I’m usually not one to follow trends. I kind of just go with the flow in life and see where it takes me. But one idea I’ve seen more and more recently really intrigues me. So much that I want to implement the mentality in my own life. Why does a life of simplicity seem so complicated?
If you couldn’t tell already, I’m talking about minimalism. Rather than owning and buying lots of possessions, minimalism focuses on only keeping things that you truly love and use. The lifestyle saves you money, time and space to focus on more important things. But coming from a conventional mindset of buying clothes and makeup whenever and writing lists of things you’d like to buy (even if you already have several of the same thing) is challenging. Definitely not something you can jump into overnight.
I first stumbled upon minimalism when I saw a post on Pinterest about capsule wardrobes. I was shocked to see people who only wore 30-40 pieces of clothing a season, rotating between different pieces. At which point I looked back at my own overflowing closet of clothes, some of which has been resting idly for months.
It’s almost overwhelming at first to realize how many objects we truly own.
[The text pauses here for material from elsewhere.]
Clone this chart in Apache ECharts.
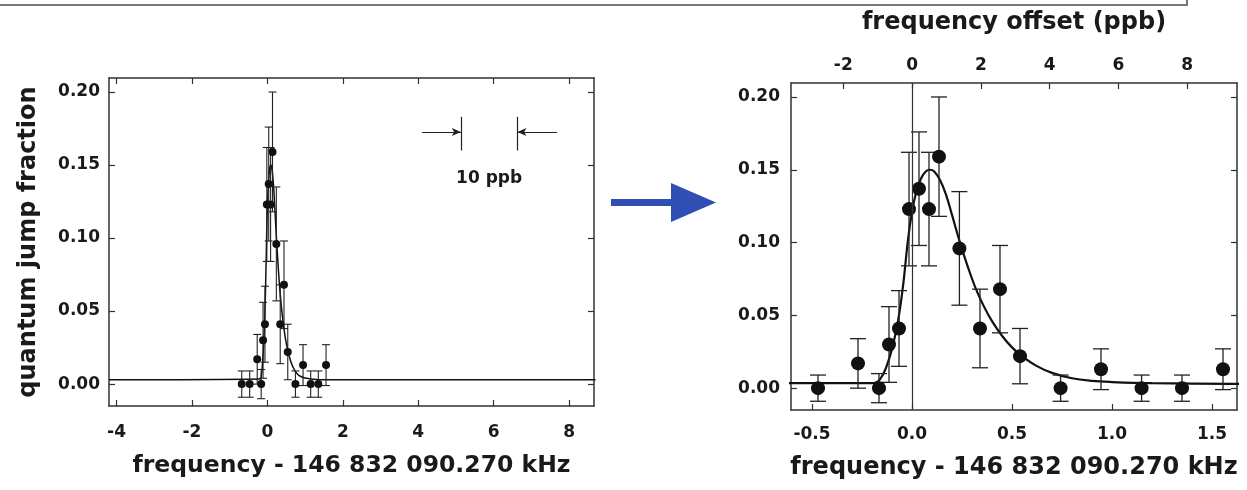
<!DOCTYPE html>
<html>
<head>
<meta charset="utf-8">
<script src="https://cdn.jsdelivr.net/npm/echarts@6/dist/echarts.min.js"></script>
<style>
html,body{margin:0;padding:0;background:#fff;}
#chart{width:1247px;height:490px;}
</style>
</head>
<body>
<div id="chart"></div>
<script>
// ---- data (kHz offset from 146 832 090.270 kHz) ----
const freq = [-0.68, -0.47, -0.27, -0.165, -0.115, -0.065, -0.015, 0.035, 0.085, 0.135, 0.237, 0.34, 0.44, 0.54, 0.743, 0.945, 1.148, 1.35, 1.555];
const frac = [0, 0, 0.017, 0, 0.030, 0.041, 0.123, 0.137, 0.123, 0.159, 0.096, 0.041, 0.068, 0.022, 0, 0.013, 0, 0, 0.013];
const errs = [0.009, 0.009, 0.017, 0.010, 0.026, 0.026, 0.039, 0.039, 0.039, 0.041, 0.039, 0.027, 0.030, 0.019, 0.009, 0.014, 0.009, 0.009, 0.014];
// fitted line shape
const fitX = [-4.2, -0.19, -0.16, -0.13, -0.10, -0.07, -0.045, -0.02, 0.0, 0.02, 0.045, 0.07, 0.09, 0.11, 0.14, 0.17, 0.20, 0.24, 0.28, 0.32, 0.36, 0.40, 0.45, 0.50, 0.55, 0.62, 0.70, 0.80, 0.90, 1.0, 1.2, 1.6, 8.7];
const fitY = [0.003, 0.0035, 0.006, 0.014, 0.027, 0.046, 0.070, 0.102, 0.121, 0.134, 0.144, 0.149, 0.150, 0.149, 0.143, 0.133, 0.119, 0.100, 0.083, 0.068, 0.056, 0.046, 0.036, 0.028, 0.022, 0.0155, 0.0105, 0.0068, 0.005, 0.0042, 0.0034, 0.003, 0.003];
// tick labels
const yTicks = [0, 0.05, 0.10, 0.15, 0.20];
const xTicksWide = [-4, -2, 0, 2, 4, 6, 8];
const xTicksZoom = [-0.5, 0, 0.5, 1.0, 1.5];
const ppbTicks = [-2, 0, 2, 4, 6, 8];
// annotation "10 ppb" (in left-panel kHz units)
const scaleBarX = [5.13, 6.63];
const scaleBarLabel = '10 ppb';

const TXT = '#1a1a1a', AX = '#2b3338';
const FONT = 'DejaVu Sans';

const pts = freq.map((f, i) => [f, frac[i]]);
const errData = freq.map((f, i) => [f, frac[i] - errs[i], frac[i] + errs[i]]);
const fitData = fitX.map((x, i) => [x, fitY[i]]);

function errRender(capW, lw) {
  return function (params, api) {
    const x = api.value(0), lo = api.value(1), hi = api.value(2);
    const a = api.coord([x, lo]), b = api.coord([x, hi]);
    const h = capW / 2;
    const st = { stroke: '#222', lineWidth: lw };
    return {
      type: 'group', children: [
        { type: 'line', shape: { x1: a[0], y1: a[1], x2: b[0], y2: b[1] }, style: st },
        { type: 'line', shape: { x1: b[0] - h, y1: b[1], x2: b[0] + h, y2: b[1] }, style: st },
        { type: 'line', shape: { x1: a[0] - h, y1: a[1], x2: a[0] + h, y2: a[1] }, style: st }
      ]
    };
  };
}

function baseAxis(extra) {
  return Object.assign({
    type: 'value',
    axisLine: { show: true, onZero: false, lineStyle: { color: AX, width: 1.5 } },
    axisTick: { show: true, inside: true, length: 6, lineStyle: { color: AX, width: 1.2 } },
    splitLine: { show: false },
    axisLabel: { show: false }
  }, extra);
}
function lbl(vals, dec, size, margin) {
  return {
    show: true, customValues: vals, margin: margin, color: TXT,
    fontFamily: FONT, fontWeight: 'bold', fontSize: size,
    formatter: v => dec == null ? String(v) : Number(v).toFixed(dec)
  };
}
function tk(vals) {
  return { show: true, inside: true, length: 6, customValues: vals, lineStyle: { color: AX, width: 1.2 } };
}
const titleStyle = { color: TXT, fontFamily: FONT, fontWeight: 'bold', fontSize: 24 };

const yMin = -0.015, yMax = 0.2096;

const option = {
  backgroundColor: '#fff',
  animation: false,
  grid: [
    { left: 109, top: 78, width: 485, height: 328 },
    { left: 791, top: 83, width: 446, height: 327 }
  ],
  xAxis: [
    baseAxis({ gridIndex: 0, position: 'bottom', min: -4.2, max: 8.66,
      axisLabel: lbl(xTicksWide, null, 17, 18), axisTick: tk(xTicksWide),
      name: 'frequency - 146 832 090.270 kHz', nameLocation: 'middle', nameGap: 48,
      nameTextStyle: Object.assign({}, titleStyle, { fontSize: 23.5 }) }),
    baseAxis({ gridIndex: 0, position: 'top', min: -4.2, max: 8.66, axisTick: tk(xTicksWide) }),
    baseAxis({ gridIndex: 1, position: 'bottom', min: -0.605, max: 1.625,
      axisLabel: lbl(xTicksZoom, 1, 17, 16), axisTick: tk(xTicksZoom),
      name: 'frequency - 146 832 090.270 kHz', nameLocation: 'middle', nameGap: 46,
      nameTextStyle: titleStyle }),
    baseAxis({ gridIndex: 1, position: 'top', min: -3.52, max: 9.45,
      axisLabel: lbl(ppbTicks, null, 17, 9), axisTick: tk(ppbTicks),
      name: 'frequency offset (ppb)', nameLocation: 'middle', nameGap: 48,
      nameTextStyle: titleStyle })
  ],
  yAxis: [
    baseAxis({ gridIndex: 0, position: 'left', min: yMin, max: yMax,
      axisLabel: lbl(yTicks, 2, 17, 9), axisTick: tk(yTicks),
      name: 'quantum jump fraction', nameLocation: 'middle', nameGap: 68, nameRotate: 90,
      nameTextStyle: titleStyle }),
    baseAxis({ gridIndex: 0, position: 'right', min: yMin, max: yMax, axisTick: tk(yTicks) }),
    baseAxis({ gridIndex: 1, position: 'left', min: yMin, max: yMax,
      axisLabel: lbl(yTicks, 2, 17, 11), axisTick: tk(yTicks) }),
    baseAxis({ gridIndex: 1, position: 'right', min: yMin, max: yMax, axisTick: tk(yTicks) })
  ],
  series: [
    // left panel
    { type: 'line', xAxisIndex: 0, yAxisIndex: 0, data: fitData, showSymbol: false, smooth: 0.4,
      lineStyle: { color: '#111', width: 1.5 }, silent: true, z: 2,
      markLine: {
        silent: true, symbol: ['none', 'arrow'], symbolSize: [6, 9], label: { show: false },
        lineStyle: { color: '#222', width: 1.2, type: 'solid' },
        data: [
          [{ coord: [scaleBarX[0] - 1.03, 0.1726] }, { coord: [scaleBarX[0], 0.1726] }],
          [{ coord: [scaleBarX[1] + 1.05, 0.1726] }, { coord: [scaleBarX[1], 0.1726] }],
          [{ coord: [scaleBarX[0], 0.183], symbol: 'none' }, { coord: [scaleBarX[0], 0.160], symbol: 'none' }],
          [{ coord: [scaleBarX[1], 0.183], symbol: 'none' }, { coord: [scaleBarX[1], 0.160], symbol: 'none' }]
        ]
      },
      markPoint: {
        silent: true, symbol: 'circle', symbolSize: 1, itemStyle: { color: 'rgba(0,0,0,0)' },
        label: { show: true, position: 'inside', formatter: scaleBarLabel, color: TXT, fontFamily: FONT, fontWeight: 'bold', fontSize: 17 },
        data: [{ coord: [(scaleBarX[0] + scaleBarX[1]) / 2, 0.141] }]
      }
    },
    { type: 'custom', xAxisIndex: 0, yAxisIndex: 0, data: errData, renderItem: errRender(8, 1.1), clip: true, silent: true, z: 3,
      encode: { x: 0, y: [1, 2] } },
    { type: 'scatter', xAxisIndex: 0, yAxisIndex: 0, data: pts, symbolSize: 8, itemStyle: { color: '#111', opacity: 1 }, silent: true, z: 4 },
    // right panel
    { type: 'line', xAxisIndex: 2, yAxisIndex: 2, data: fitData, showSymbol: false, smooth: 0.4,
      lineStyle: { color: '#111', width: 2.2 }, silent: true, z: 2,
      markLine: {
        silent: true, symbol: 'none', label: { show: false },
        lineStyle: { color: AX, width: 1.2, type: 'solid' },
        data: [{ xAxis: 0 }]
      }
    },
    { type: 'custom', xAxisIndex: 2, yAxisIndex: 2, data: errData, renderItem: errRender(16, 1.3), clip: true, silent: true, z: 3,
      encode: { x: 0, y: [1, 2] } },
    { type: 'scatter', xAxisIndex: 2, yAxisIndex: 2, data: pts, symbolSize: 14, itemStyle: { color: '#111', opacity: 1 }, silent: true, z: 4, clip: true }
  ],
  graphic: [
    { type: 'polyline', shape: { points: [[0, 5], [1187, 5], [1187, 0]] }, style: { stroke: '#777', lineWidth: 2, fill: null } },
    { type: 'rect', shape: { x: 611, y: 199, width: 64, height: 7 }, style: { fill: '#2f4fb5' } },
    { type: 'polygon', shape: { points: [[671, 183], [716, 202.5], [671, 222]] }, style: { fill: '#2f4fb5' } }
  ]
};

const chart = echarts.init(document.getElementById('chart'), null, { renderer: 'canvas' });
chart.setOption(option);
</script>
</body>
</html>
I feel like that can easily be an aspect of life we are not so mindful of, especially when we place sentimental value in our possessions. When we think of typical image of success and wealth, we generally think of walk-in closets jam-packed, or drawers full of a vast makeup collection. All of which lives in a large, updated home. Can’t you just smell the commercialism in the air?
So when you consider the meaning and value behind owning lots of things, those objects become much less important in the scheme of life. Sure, going to the store and buying a bunch of new clothes gives a kind of rush (retail therapy, as they say), and it’s fun to browse through stores, but if you’re buying items just for the sake of buying them rather than out of necessity, you’re forming a strained relationship with consumerism. If we reward ourselves with spending money on things and get pleasure out of it, whenever we feel down, we know that that can help alleviate negative feelings. And the cycle begins. I’m not saying it’s a major shopping addiction, but in a way, it’s devaluing your purchases. It’s becoming less mindful of your actions.
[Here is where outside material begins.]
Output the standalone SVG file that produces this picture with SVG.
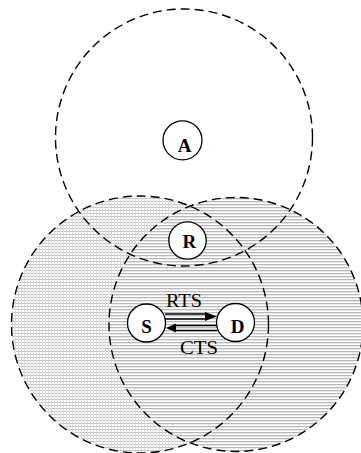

In life, I want to travel. I don’t want to be grounded in one spot for the rest of my existence. This world is far too vast to not explore it. So the thought of keeping my possessions simple makes sense. I would much rather buy lifelong memories and experiences than temporary objects. And the less things you have, the more I can appreciate those and focus more on quality and less on quantity.
I’m not saying to just throw away all of your things and go live in a van. (I mean if you want to, I’m not judging.) But I want you to slowly go through your living space and the materials in it. If you have multiples of something for no solid reason, keep the highest quality or your favorite one and get rid of the rest. If you have something you don’t ever reach for to use or wear, get rid of it. If you’re like me, taking time to declutter and reevaluate your possessions is very relaxing. Only do one area at a time to not become too overwhelmed. For me, I’m looking through my clothes and makeup to see what is just taking up space and I’m just lugging around with me. It brings me joy knowing that anything I do keep truly makes me happy, that I appreciate its value.
This journey of minimalism is a long one. I may never reach a point where I am fully satisfied. I know I still have a habit of looking through clothing and makeup websites (guess who is a Sephora VIB Rouge member), but I’m learning. I notice myself seeing things of potential interest, but taking the time to consider how much I actually need them. Baby steps. Especially in a society where shopping is a common pastime, any progress toward finding ultimate fulfillment without closets and drawers full of stuff is huge. I was never a huge “hoarder” to begin with, but now I find simplifying my life very refreshing.
Obviously I don’t consider myself an expert by any means. I believe minimalism looks different for everyone, depending on how they choose to approach it. But I definitely notice my mindset changing. Maybe it’s just maturing in general, or trying to grow more spiritually, but either way, I think the changes I’m making have been very beneficial to my overall well-being and outlook on life. It’s not easy, but I am believe so strongly that my effort will be worth it.